Program code for carrying out operations may be written in any combination of one or more programming languages. The program code may execute entirely on a single device, partly on a single device, as a stand-alone software package, partly on single device and partly on another device, or entirely on the other device. In some cases, the devices may be connected through any type of connection or network, including a local area network (LAN) or a wide area network (WAN), or the connection may be made through other devices (for example, through the Internet using an Internet Service Provider), through wireless connections, e.g., near-field communication, or through a hard wire connection, such as over a USB connection.

Example embodiments are described herein with reference to the figures, which illustrate example methods, devices and program products according to various example embodiments. It will be understood that the actions and functionality may be implemented at least in part by program instructions. These program instructions may be provided to a processor of a general purpose information handling device, a special purpose information handling device, or other programmable data processing device to produce a machine, such that the instructions, which execute via a processor of the device implement the functions/acts specified.

It is worth noting that while specific blocks are used in the figures, and a particular ordering of blocks has been illustrated, these are non-limiting examples. In certain contexts, two or more blocks may be combined, a block may be split into two or more blocks, or certain blocks may be re-ordered or re-organized as appropriate, as the explicit illustrated examples are used only for descriptive purposes and are not to be construed as limiting.

As used herein, the singular “a” and “an” may be construed as including the plural “one or more” unless clearly indicated otherwise.

This disclosure has been presented for purposes of illustration and description but is not intended to be exhaustive or limiting. Many modifications and variations will be apparent to those of ordinary skill in the art. The example embodiments were chosen and described in order to explain principles and practical application, and to enable others of ordinary skill in the art to understand the disclosure for various embodiments with various modifications as are suited to the particular use contemplated.

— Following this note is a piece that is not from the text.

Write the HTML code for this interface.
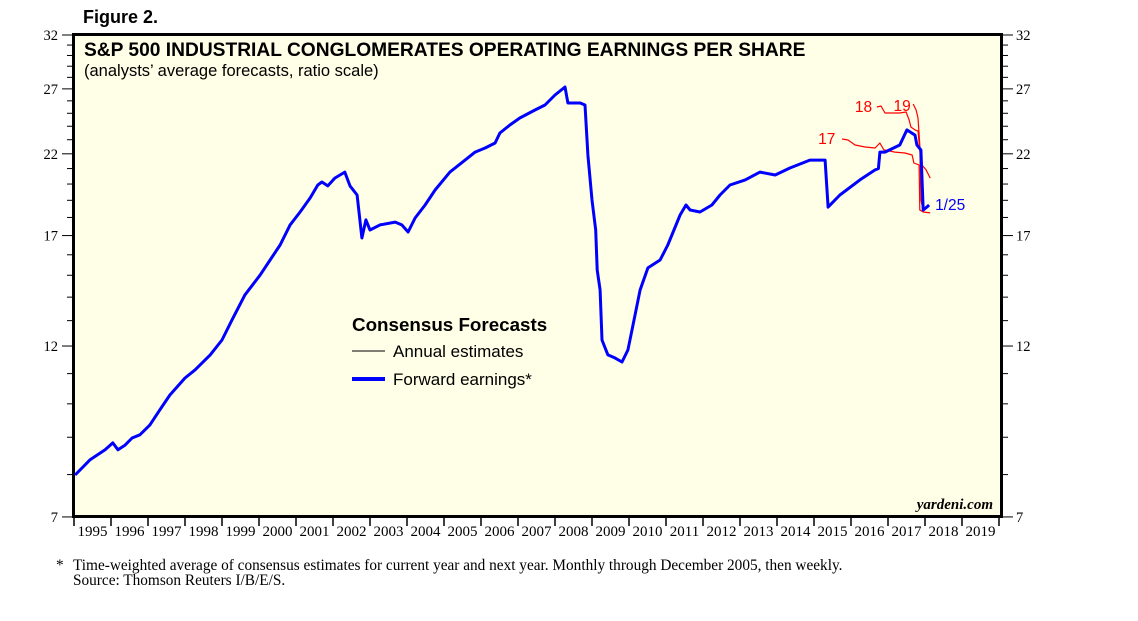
<!DOCTYPE html>
<html><head><meta charset="utf-8"><style>
body{margin:0;background:#fff;width:1138px;height:621px;overflow:hidden}
svg{display:block}
</style></head><body>
<svg id="chart" width="1138" height="621" xmlns="http://www.w3.org/2000/svg">
<text x="83" y="23" font-family="Liberation Sans, sans-serif" font-weight="bold" font-size="18">Figure 2.</text>
<rect x="73.5" y="34.5" width="928" height="482" fill="#fffee6" stroke="#000" stroke-width="3"/>
<text x="84" y="56" font-family="Liberation Sans, sans-serif" font-weight="bold" font-size="19.2">S&amp;P 500 INDUSTRIAL CONGLOMERATES OPERATING EARNINGS PER SHARE</text>
<text x="84" y="76" font-family="Liberation Sans, sans-serif" font-size="16.5">(analysts’ average forecasts, ratio scale)</text>
<g id="axes"></g>
<g id="series"></g>
<text x="352" y="331" font-family="Liberation Sans, sans-serif" font-weight="bold" font-size="18.8">Consensus Forecasts</text>
<line x1="352" y1="351" x2="385" y2="351" stroke="#000" stroke-width="1"/>
<text x="393" y="357" font-family="Liberation Sans, sans-serif" font-size="17">Annual estimates</text>
<line x1="352" y1="379" x2="385" y2="379" stroke="#0000ff" stroke-width="4"/>
<text x="393" y="385" font-family="Liberation Sans, sans-serif" font-size="17">Forward earnings*</text>
<text x="993" y="509" text-anchor="end" font-family="Liberation Serif, serif" font-style="italic" font-weight="bold" font-size="15">yardeni.com</text>
<text x="56" y="570" font-family="Liberation Serif, serif" font-size="15.3">*</text>
<text x="73" y="570" font-family="Liberation Serif, serif" font-size="15.3">Time-weighted average of consensus estimates for current year and next year. Monthly through December 2005, then weekly.</text>
<text x="73" y="585" font-family="Liberation Serif, serif" font-size="15.3">Source: Thomson Reuters I/B/E/S.</text>
</svg>
<script>
const yTicks=[7,12,17,22,27,32];
const years=[1995,1996,1997,1998,1999,2000,2001,2002,2003,2004,2005,2006,2007,2008,2009,2010,2011,2012,2013,2014,2015,2016,2017,2018,2019];
const fwdDates=[1995.03,1995.43,1995.84,1996.05,1996.19,1996.38,1996.57,1996.78,1997.05,1997.32,1997.59,1998.0,1998.27,1998.68,1999.0,1999.27,1999.62,2000.03,2000.3,2000.57,2000.84,2001.11,2001.38,2001.59,2001.7,2001.86,2002.05,2002.32,2002.46,2002.65,2002.78,2002.89,2003.0,2003.27,2003.68,2003.86,2004.03,2004.22,2004.49,2004.76,2005.16,2005.57,2005.84,2006.11,2006.38,2006.51,2006.78,2007.05,2007.46,2007.73,2008.0,2008.27,2008.35,2008.68,2008.81,2008.89,2009.0,2009.1,2009.14,2009.22,2009.27,2009.43,2009.62,2009.81,2009.97,2010.08,2010.3,2010.51,2010.84,2011.05,2011.38,2011.54,2011.65,2011.92,2012.24,2012.46,2012.73,2013.14,2013.54,2013.95,2014.35,2014.89,2015.3,2015.38,2015.7,2016.24,2016.65,2016.74,2016.78,2016.92,2017.32,2017.51,2017.73,2017.78,2017.89,2017.95,2018.05,2018.11];
const fwdValues=[7.99,8.38,8.65,8.84,8.65,8.78,8.98,9.07,9.35,9.81,10.28,10.85,11.13,11.67,12.23,13.03,14.1,15.01,15.74,16.5,17.58,18.31,19.14,19.94,20.13,19.88,20.38,20.77,19.88,19.32,16.87,17.86,17.3,17.58,17.74,17.58,17.19,17.97,18.72,19.63,20.77,21.57,22.12,22.41,22.76,23.49,24.09,24.63,25.26,25.66,26.48,27.16,25.82,25.82,25.66,21.92,19.02,17.3,15.25,14.32,12.23,11.67,11.56,11.41,11.85,12.62,14.32,15.35,15.74,16.5,18.14,18.72,18.43,18.31,18.72,19.32,19.94,20.26,20.77,20.58,21.04,21.57,21.57,18.6,19.32,20.26,20.91,21.0,22.12,22.12,22.62,23.72,23.34,22.62,22.27,18.43,18.6,18.72];
const est17Dates=[2015.76,2015.92,2016.11,2016.38,2016.65,2016.78,2016.89,2017.19,2017.46,2017.65,2017.7,2017.84,2017.86,2017.95,2018.14];
const est17Values=[23.05,22.98,22.62,22.48,22.41,22.76,22.27,22.12,22.06,21.92,21.37,21.24,18.43,18.31,18.26];
const est18Dates=[2016.7,2016.81,2016.92,2017.32,2017.49,2017.57,2017.62,2017.73,2017.81,2017.86,2017.92,2018.03,2018.14];
const est18Values=[25.5,25.58,25.02,25.02,25.1,24.48,23.94,23.72,23.64,22.27,21.24,20.91,20.38];
const est19Dates=[2017.68,2017.76,2017.81,2017.86,2017.89,2017.92];
const est19Values=[25.74,25.26,24.63,22.62,19.02,18.72];

const NS='http://www.w3.org/2000/svg';
const X0=74,YW=37,YT=35,PPL=317.1;
function xs(t){return X0+(t-1995)*YW;}
function ys(v){return YT+Math.log(32/v)*PPL;}
const axes=document.getElementById('axes'),series=document.getElementById('series');
function mk(tag,attrs,parent){const e=document.createElementNS(NS,tag);for(const k in attrs)e.setAttribute(k,attrs[k]);parent.appendChild(e);return e;}
for(let v=7;v<=32;v++){
  const y=ys(v),major=yTicks.includes(v);
  const l=mk('line',{x1:major?62:67,y1:y,x2:72,y2:y,stroke:'#000','stroke-width':1},axes);
  
  
  const r=mk('line',{x1:1003,y1:y,x2:major?1013:1008,y2:y,stroke:'#000','stroke-width':1},axes);
  
  
}
yTicks.forEach(v=>{
  const y=ys(v)+5;
  const a=mk('text',{x:58,y:y,'text-anchor':'end','font-family':'Liberation Serif, serif','font-size':14.5},axes);a.textContent=v;
  
  
  const b=mk('text',{x:1016,y:y,'font-family':'Liberation Serif, serif','font-size':14.5},axes);b.textContent=v;
  
  
});
years.forEach(yr=>{
  const x=xs(yr);
  const t=mk('line',{x1:x,y1:517,x2:x,y2:526,stroke:'#000','stroke-width':1.5},axes);
  
  
  const lb=mk('text',{x:x+YW/2,y:536,'text-anchor':'middle','font-family':'Liberation Serif, serif','font-size':15},axes);lb.textContent=yr;
  
  
});
const lastTick=mk('line',{x1:xs(2020),y1:517,x2:xs(2020),y2:526,stroke:'#000','stroke-width':1.5},axes);


function path(d,v,color,w,name){
  const p=mk('path',{d:d.map((t,i)=>(i?'L':'M')+xs(t).toFixed(1)+' '+ys(v[i]).toFixed(1)).join(''),fill:'none',stroke:color,'stroke-width':w,'stroke-linejoin':'round'},series);
  
  
}
path(est17Dates,est17Values,'#ff0000',1.2,'annual-estimate-2017');
path(est18Dates,est18Values,'#ff0000',1.2,'annual-estimate-2018');
path(est19Dates,est19Values,'#ff0000',1.2,'annual-estimate-2019');
path(fwdDates,fwdValues,'#0000ff',3,'forward-earnings-line');
function lab(txt,t,v,color,name,dx){
  const e=mk('text',{x:xs(t)+dx,y:ys(v)+5,'font-family':'Liberation Sans, sans-serif','font-size':15.5,fill:color},series);e.textContent=txt;
  
  
}
lab('17',est17Dates[0],est17Values[0],'#ff0000','label-2017',-24);
lab('18',est18Dates[0],est18Values[0],'#ff0000','label-2018',-22);
lab('19',2017.5,25.6,'#ff0000','label-2019',-13);
lab('1/25',fwdDates[fwdDates.length-1],fwdValues[fwdValues.length-1],'#0000ff','last-date-label',6);
</script>
</body></html>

Thus, although illustrative example embodiments have been described herein with reference to the accompanying figures, it is to be understood that this description is not limiting and that various other changes and modifications may be affected therein by one skilled in the art without departing from the scope or spirit of the disclosure.

Claims

1. An information handling device, comprising:

an optical sensor;

a display device;

a processor; and

a memory device storing instructions executable by the processor to:

scroll content rendered in the display device at a first positive speed;

receive, at the optical sensor, image information of a user of an information handling device;

determine a focal point of user gaze with respect to the content rendered in the display device, the focal point being derived from the image information;

associate the focal point with a target of the display device;

adjust the first positive speed for scrolling of the rendered content to a non-negative second speed based on the associating; and

activate a second target.

2. A method, comprising:

scrolling content rendered in a display device at a first positive speed;

receiving, at an optical sensor, image information of a user of an information handling device;

determining, using a processor, a focal point of user gaze with respect to the content rendered in the display device, the focal point being derived from the image information;

associating the focal point with a target of the display device;

adjusting the first positive speed for scrolling of the rendered content to a non-negative second speed based on the associating; and

activating a second target.

3. The method of claim 2, further comprising determining a distance between the focal point and the target.

4. The method of claim 3, wherein the adjusting is proportional to the distance.

5. The method of claim 3, wherein the activating is triggered based on the distance.

6. The method of claim 2, wherein the target and the second target are both maintained and utilized for the adjusting.

7. The method of claim 2, wherein the target is replaced by the second target following activation of the second target.

8. The method of claim 2, wherein the non-negative second speed is larger than the first positive speed and results in an increased downward scrolling speed.

9. The method of claim 2, wherein the target comprises a horizontal sub area of the display.

10. The method of claim 9, wherein the target is not displayed in the display device.

11. The method of claim 9, wherein the target is located in an upper third of the display device.

12. The method of claim 11, wherein the second target is located in a lower third of the display device.

13. The method of claim 12, wherein:

the target and the second target bound a middle area of the display device; and

smooth scrolling is implemented via the adjusting based on a distance between a current focal point of the user and one or more of the target and the second target.

14. The method of claim 2, wherein scrolling initially proceeds at a default rate determined via a factor selected from the group of factors consisting of a type of content rendered, an application used to render the content, a user selection, a user history, and a device characteristic.

15. A method, comprising:

scrolling content rendered in a display device at a first positive speed;

receiving, at an optical sensor, image information of a user of an information handling device;

determining, using a processor, a focal point of user gaze with respect to the content rendered in the display device, the focal point being derived from the image information; and

adjusting the first positive speed for scrolling of the rendered content to a non-negative second speed based on the focal point of user gaze within the content rendered in the display device;

wherein the non-negative second speed is zero when the focal point exceeds a predetermined distance from a target.

16. The method of claim 15, wherein the non-negative second speed is larger than the first positive speed and results in an increased downward scrolling speed.

17. The method of claim 15, further comprising:

associating the focal point with the target of the display device; and

determining a distance between the focal point and the target;

wherein the adjusting is proportional to the distance.

18. The method of claim 15, wherein scrolling initially proceeds at a default rate determined via a factor selected from the group of factors consisting of a type of content rendered, an application used to render the content, a user selection, a user history, and a device characteristic.

19. The method of claim 15, wherein the adjusting is modified based on a factor selected from the group of factors consisting of a type of content rendered, an application used to render the content, a user selection, a user history, and a device characteristic.

20. The method of claim 19, wherein the type of content rendered is determined via an analysis of the content data.